There are 3 wires in a series LED String        Clip out the LEDs leaving 2 wires attached.
POLARITY
Before you can use the LEDs that you have cut out of the 120 vac series strings, you must polarize them. Actually they are already polarized - but the polarization is hidden inside - which is the reason that you have to mark them on the outside so that you can recognize their polarity and connect them correctly.
Marking the polarity requires a test fixture. I use a pair of C batteries, connected together in series by a few resistors, with an LED wired across the hot end of the batteries to let me know that the power is on. it does not matter which side of the LED you mark - all that matters is that you ALWAYS mark the same side the same way. I do this by soldering wires to the battery with a clip on one wire and a bare end on the oither. When it correctly connected, the LED lights up and I mark the side where the clip is attached.
ECONOMIC MOTIVATION
Each string gives close to 100 of these LEDs, so the unit cost of an LED with a diffuser and a cool easy to handle package is very very low. Like 15 cents each. Far less than people would charge you for just the diffuser alone, and the socket is free.

OPERATING VOLTAGE CONSIDERATIONS
If you run a single 20 ma 2 volt yellow or red LED off a 12 volt supply (10 AA NiMh batteries) you need a 570 ohm resistor, but that gives you 20 mw to make light in the diode (it will run very bright at 20 MA) and 179 mw of wasted heat in the resistor. Better to connect six 2 volt LEDs in series for 12 volts - then all the current goes into making light and almost none is lost in heat.

EXAMPLES
Here is a series string with 6 yellow 2.0 volt junctions, each junction dissipates 20 ma at 12 volts at full brightness. Which means the whole string of 6 LEDs draws far less current than a single light in an incandescent string


2 volt junction   +   2 volt junction   +   2 volt junction   +   2 volt junction   +   2 volt junction   +   2 volt junction   =   12 volts

20 ma junction   +   20 ma junction   +   20 ma junction   +   20 ma junction   +   20 ma junction   +   20 ma junction   =   120 ma current


However, if you do it this way, when the battery voltage drops below 12 volts, the LED lights will go out.
So it is better to put 5 LEDs in series for 10 volts and use a 100 ohm current limiting resistor this give 200 mw of light and 20 mw of heat.


2 volt junction   +   2 volt junction   +   2 volt junction   +   2 volt junction   +   2 volt junction   =   10 volts

20 ma junction   +   20 ma junction   +   20 ma junction   +   20 ma junction   +   20 ma junction   =   100 ma current


CURRENT LIMITING RESISTOR CONSIDERATIONS
chosing the right resistor(s) for your light toy is really easy if you understand how to use the online current-limiting resistor calculator that Rob Arnold put up - I have a link to it near the top of my slice through the internet page so if you lose the bookmark or lose this page, you can find it on my site. The basic rule of thumb is that a single 47 ohm resistor will drive a 2 volt LED from a 3 volt source at 20 ma. A pair of 47 ohm resistors in parallel is worth 24 ohms (47 divided by 2) three is worth 18 ohms (47 divided by 3).

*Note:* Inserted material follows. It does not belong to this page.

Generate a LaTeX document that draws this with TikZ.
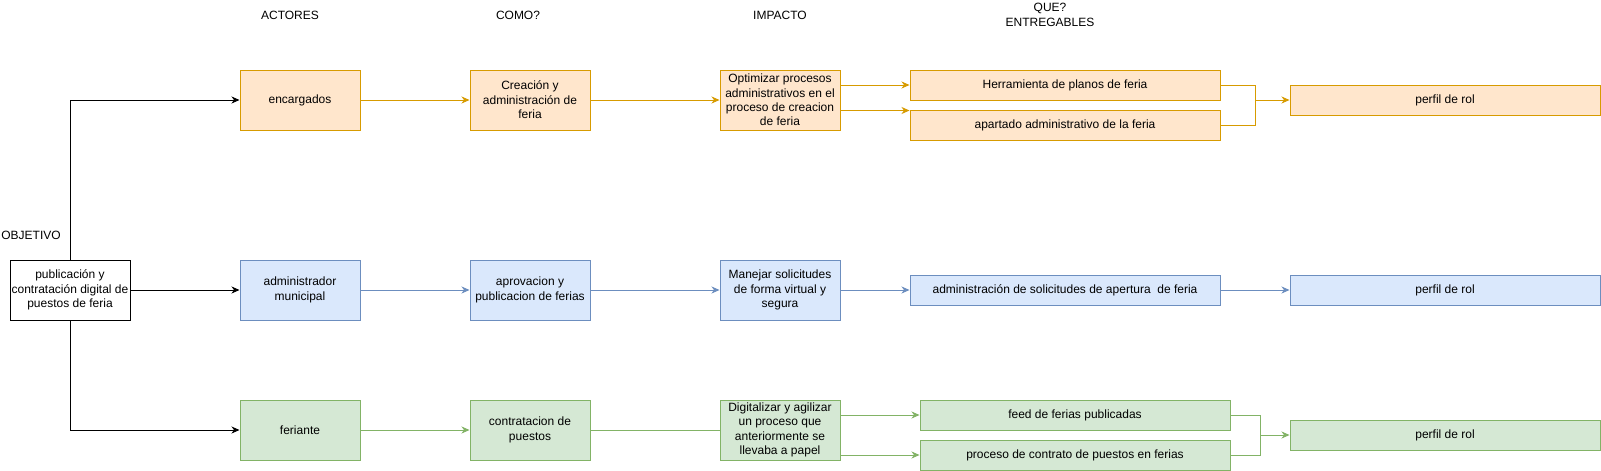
\documentclass[tikz,border=0pt]{standalone}
\usepackage{fontspec}
\setmainfont{Liberation Sans}
\usetikzlibrary{arrows.meta,calc}
\definecolor{ofill}{HTML}{FFE6CC}
\definecolor{ostroke}{HTML}{D79B00}
\definecolor{bfill}{HTML}{DAE8FC}
\definecolor{bstroke}{HTML}{6C8EBF}
\definecolor{gfill}{HTML}{D5E8D4}
\definecolor{gstroke}{HTML}{82B366}
\begin{document}
\begin{tikzpicture}[x=1pt,y=-1pt,
  txt/.style={inner sep=0pt, align=center, font=\fontsize{12}{14.4}\selectfont},
  box/.style={txt, draw, line width=1pt},
  smallbox/.style={box, minimum width=120pt, minimum height=60pt},
  widebox/.style={box, minimum width=310pt, minimum height=30pt},
  orange/.style={fill=ofill, draw=ostroke},
  blue/.style={fill=bfill, draw=bstroke},
  green/.style={fill=gfill, draw=gstroke},
  conn/.style={line width=1pt},
  arr/.style={conn, -{Stealth[length=8pt,width=7pt,inset=2.5pt]}},
]
\fill[white] (0,0) rectangle (1601,471);
\useasboundingbox (0,0) rectangle (1601,471);

% headers
\node[txt] (hact) at (290,15) {ACTORES};
\node[txt] (hcom) at (518,15) {COMO?};
\node[txt] (himp) at (780,15) {IMPACTO};
\node[txt] (hque) at (1050,15) {QUE?\\ENTREGABLES};
\node[txt] (hobj) at (31,235) {OBJETIVO};

% objective
\node[smallbox, fill=white, draw=black] (obj) at (70,290) {publicación y\\contratación digital de\\puestos de feria};

% row 1 orange
\node[smallbox, orange] (enc) at (300,100) {encargados};
\node[smallbox, orange] (cre) at (530,100) {Creación y\\administración de\\feria};
\node[smallbox, orange] (opt) at (780,100) {Optimizar procesos\\administrativos en el\\proceso de creacion\\de feria};
\node[widebox, orange] (her) at (1065,85) {Herramienta de planos de feria};
\node[widebox, orange] (apa) at (1065,125) {apartado administrativo de la feria};
\node[widebox, orange] (pr1) at (1445,100) {perfil de rol};

% row 2 blue
\node[smallbox, blue] (adm) at (300,290) {administrador\\municipal};
\node[smallbox, blue] (apr) at (530,290) {aprovacion y\\publicacion de ferias};
\node[smallbox, blue] (man) at (780,290) {Manejar solicitudes\\de forma virtual y\\segura};
\node[widebox, blue] (sol) at (1065,290) {administración de solicitudes de apertura \ de feria};
\node[widebox, blue] (pr2) at (1445,290) {perfil de rol};

% row 3 green
\node[smallbox, green] (fer) at (300,430) {feriante};
\node[smallbox, green] (con) at (530,430) {contratacion de\\puestos};
\node[smallbox, green] (dig) at (780,430) {Digitalizar y agilizar\\un proceso que\\anteriormente se\\llevaba a papel};
\node[widebox, green] (fee) at (1075,415) {feed de ferias publicadas};
\node[widebox, green] (pro) at (1075,455) {proceso de contrato de puestos en ferias};
\node[widebox, green] (pr3) at (1445,435) {perfil de rol};

% black connectors
\draw[arr, black] (obj.north) |- (enc.west);
\draw[arr, black] (obj.east) -- (adm.west);
\draw[arr, black] (obj.south) |- (fer.west);

% orange connectors
\draw[arr, ostroke] (enc.east) -- (cre.west);
\draw[arr, ostroke] (cre.east) -- (opt.west);
\draw[arr, ostroke] (opt.east |- her.west) -- (her.west);
\coordinate (oa) at ($(apa.north west)+(0,1)$);
\draw[arr, ostroke] (opt.east |- oa) -- (oa);
\coordinate (j1) at (1255,100);
\draw[conn, ostroke] (her.east) -| (j1);
\draw[conn, ostroke] (apa.east) -| (j1);
\draw[arr, ostroke] (j1) -- (pr1.west);

% blue connectors
\draw[arr, bstroke] (adm.east) -- (apr.west);
\draw[arr, bstroke] (apr.east) -- (man.west);
\draw[arr, bstroke] (man.east) -- (sol.west);
\draw[arr, bstroke] (sol.east) -- (pr2.west);

% green connectors
\draw[arr, gstroke] (fer.east) -- (con.west);
\draw[conn, gstroke] (con.east) -- (dig.west);
\draw[arr, gstroke] (dig.east |- fee.west) -- (fee.west);
\draw[arr, gstroke] (dig.east |- pro.west) -- (pro.west);
\coordinate (j3) at (1260,435);
\draw[conn, gstroke] (fee.east) -| (j3);
\draw[conn, gstroke] (pro.east) -| (j3);
\draw[arr, gstroke] (j3) -- (pr3.west);
\end{tikzpicture}
\end{document}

MIXING LEDs WITH DIFFERENT VOLTAGES
since you cannot necessarily safely mix diodes with different junction voltages on a series string you can mix colors that use different voltage diodes 2 ways: either as separate diodes, each with its own resistor(s) to set the brightness of that color, or as parallel groups of series strings of different colors. That is how we did it at FOTF.


EXAMPLES
Two groups of colored LEDs (imagine purple and gold or purple and red or white and blue) each color a series set wired off its own resistor pair, with the series strings connected to the power source with a common wire.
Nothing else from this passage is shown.